Urodzony 24 lipca, Gus Van Sant.
Reżyser z mrokiem wypisanym na twarzy. Wielki miłośnik muzyki rockowej. Choć zrobił kilka filmów pod jury akademii filmowej przyznającej Oscary, to generalnie uznawany jest za twórcę kina niezależnego. Oprócz produkcji kinowych, kręci też krótkie metraże i teledyski. Eksperymentator. Reżyser, który nie boi się wyzwań, nie boi się porażek (choć te, najczęściej komercyjne, się zdarzały). Często pracuje w Hollywood, lecz nigdy tak naprawdę do niego nie należał. Debiut Mala Noche zrobił za niecałe 30 tysięcy dolarów. Zdobył tym samym rozgłos i uznanie.
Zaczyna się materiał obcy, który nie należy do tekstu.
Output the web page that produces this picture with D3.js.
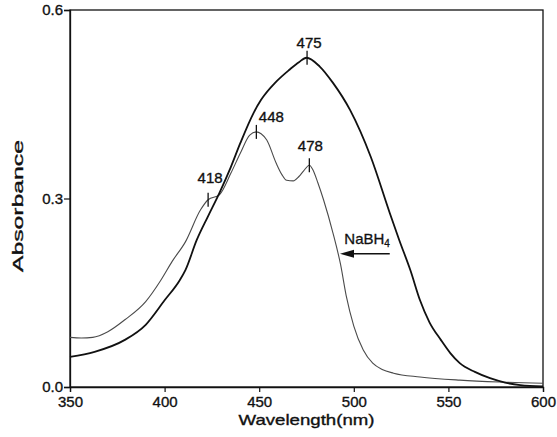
<!DOCTYPE html>
<html>
<head>
<meta charset="utf-8">
<script src="https://cdn.jsdelivr.net/npm/d3@7"></script>
<style>
  body { margin: 0; background: #fff; }
  svg { display: block; }
  text { font-family: "Liberation Sans", Arial, sans-serif; fill: #111; }
</style>
</head>
<body>
<svg id="chart" width="557" height="437"></svg>
<script>
// spectrum before reduction (thick line)
var originalNm  = [350, 363, 379, 390, 400, 408, 411, 417, 423, 429, 435, 440, 447, 451, 459, 466, 471, 475, 482, 489, 498, 509, 519, 524, 530, 535, 540, 546, 551, 556, 564, 572, 580, 588, 600];
var originalAbs = [0.048, 0.056, 0.075, 0.099, 0.138, 0.170, 0.186, 0.234, 0.272, 0.309, 0.350, 0.388, 0.436, 0.457, 0.486, 0.505, 0.517, 0.524, 0.510, 0.484, 0.441, 0.366, 0.277, 0.234, 0.185, 0.138, 0.103, 0.075, 0.054, 0.038, 0.024, 0.014, 0.007, 0.003, 0.001];

// spectrum after NaBH4 (thin line)
var reducedNm  = [350, 356, 362, 370, 379, 390, 398, 404, 411, 419, 423, 429, 435, 440, 445, 448.5, 451, 454, 459, 462, 464.5, 468, 471, 473.5, 476.5, 478.5, 481, 484, 489, 493, 496, 500, 505, 510, 515, 521, 535, 556, 577, 600];
var reducedAbs = [0.079, 0.078, 0.079, 0.088, 0.107, 0.136, 0.170, 0.200, 0.231, 0.282, 0.298, 0.306, 0.340, 0.372, 0.401, 0.406, 0.403, 0.393, 0.356, 0.338, 0.329, 0.328, 0.335, 0.344, 0.353, 0.345, 0.325, 0.298, 0.245, 0.195, 0.145, 0.097, 0.059, 0.038, 0.028, 0.022, 0.016, 0.011, 0.008, 0.006];

// marked peaks
var peakLabels = ['418', '448', '475', '478'];
var peakNm     = [423, 448.5, 475.3, 476.5];
var peakAbs    = [0.298, 0.406, 0.524, 0.353];

var xTicks = [350, 400, 450, 500, 550, 600];
var yTicks = [0.0, 0.3, 0.6];

var svg = d3.select('#chart'),
    margin = { top: 10, right: 14, bottom: 50, left: 70 },
    width = 557 - margin.left - margin.right,
    height = 437 - margin.top - margin.bottom;

var g = svg.append('g').attr('transform', 'translate(' + margin.left + ',' + margin.top + ')');

var x = d3.scaleLinear().domain([350, 600]).range([0, width]);
var y = d3.scaleLinear().domain([0, 0.6]).range([height, 0]);

// frame
g.append('rect')
    .attr('width', width).attr('height', height)
    .attr('fill', 'none').attr('stroke', '#111').attr('stroke-width', 1.3);

var xAxis = g.append('g')
    .attr('transform', 'translate(0,' + height + ')')
    .call(d3.axisBottom(x).tickValues(xTicks).tickFormat(d3.format('d')).tickSize(5).tickPadding(4));

var yAxis = g.append('g')
    .call(d3.axisLeft(y).tickValues(yTicks).tickFormat(d3.format('.1f')).tickSize(6).tickPadding(1));

[xAxis, yAxis].forEach(function(ax){
    ax.select('.domain').attr('stroke', '#111').attr('stroke-width', 1.3);
    ax.selectAll('.tick line').attr('stroke', '#111').attr('stroke-width', 1.2);
    ax.selectAll('.tick text')
        .attr('font-size', 15)
        .attr('font-family', '"Liberation Sans", Arial, sans-serif')
        .attr('fill', '#111').attr('stroke', '#111').attr('stroke-width', 0.35);
});

var line = d3.line()
    .x(function(d){ return x(d[0]); })
    .y(function(d){ return y(d[1]); })
    .curve(d3.curveMonotoneX);

g.append('path')
    .datum(d3.zip(reducedNm, reducedAbs))
    .attr('fill', 'none')
    .attr('stroke', '#4a4a4a')
    .attr('stroke-width', 1.1)
    .attr('d', line);

g.append('path')
    .datum(d3.zip(originalNm, originalAbs))
    .attr('fill', 'none')
    .attr('stroke', '#111')
    .attr('stroke-width', 1.8)
    .attr('d', line);

// peak marks, label offsets in px
var labelOffset = { '418': [2, -17], '448': [15, -10], '475': [2, -10], '478': [1, -14] };

var peaks = g.selectAll('.peak')
    .data(d3.range(peakLabels.length))
    .enter().append('g')
    .attr('class', 'peak')
    .attr('transform', function(i){ return 'translate(' + x(peakNm[i]) + ',' + y(peakAbs[i]) + ')'; });

peaks.append('line')
    .attr('y1', -7).attr('y2', 7)
    .attr('stroke', '#111').attr('stroke-width', 1.3);

peaks.append('text')
    .attr('x', function(i){ return labelOffset[peakLabels[i]][0]; })
    .attr('y', function(i){ return labelOffset[peakLabels[i]][1]; })
    .attr('text-anchor', 'middle')
    .attr('font-size', 15)
    .attr('stroke', '#111').attr('stroke-width', 0.35)
    .text(function(i){ return peakLabels[i]; });

// NaBH4 arrow
var arrowY = y(0.212),
    ax0 = x(519), ax1 = x(492.7);
g.append('line')
    .attr('x1', ax0).attr('x2', ax1 + 12)
    .attr('y1', arrowY).attr('y2', arrowY)
    .attr('stroke', '#111').attr('stroke-width', 1.6);
g.append('path')
    .attr('d', 'M' + ax1 + ',' + arrowY + 'L' + (ax1 + 14) + ',' + (arrowY - 4) + 'L' + (ax1 + 14) + ',' + (arrowY + 4) + 'Z')
    .attr('fill', '#111');

var nab = g.append('text')
    .attr('x', x(495)).attr('y', y(0.228))
    .attr('font-size', 15)
    .attr('stroke', '#111').attr('stroke-width', 0.3);
nab.append('tspan').text('NaBH');
nab.append('tspan').attr('font-size', 10).attr('dy', 3).text('4');

// axis titles
svg.append('text')
    .attr('x', margin.left + width / 2).attr('y', 425)
    .attr('text-anchor', 'middle')
    .attr('font-size', 15)
    .attr('textLength', 136).attr('lengthAdjust', 'spacingAndGlyphs')
    .attr('stroke', '#111').attr('stroke-width', 0.35)
    .text('Wavelength(nm)');

svg.append('text')
    .attr('transform', 'translate(23,' + 206 + ') rotate(-90)')
    .attr('text-anchor', 'middle')
    .attr('font-size', 15)
    .attr('textLength', 132).attr('lengthAdjust', 'spacingAndGlyphs')
    .attr('stroke', '#111').attr('stroke-width', 0.35)
    .text('Absorbance');
</script>
</body>
</html>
W swoich filmach, poruszając w większości przypadków tematy trudne, ucieka od moralizowania. To my widzowie, zawsze musimy wybrać.
My musimy ocenić. Gus Van Sant nigdy nie wskazuje odpowiedzi. Osoby uzależnione, wyalienowane, samotnicy, z problemami wszelkiej maści. Jednym słowem postacie z niezłym bałaganem w głowie. To jest właśnie świat Gus Van Santa…
Mala Noche (1986), Even Cowgirls Get the Blues – I kowbojki mogą marzyć (1993), Paranoid Park (2007), Restless (2011), My Own Private River (2012), Gerry (2002).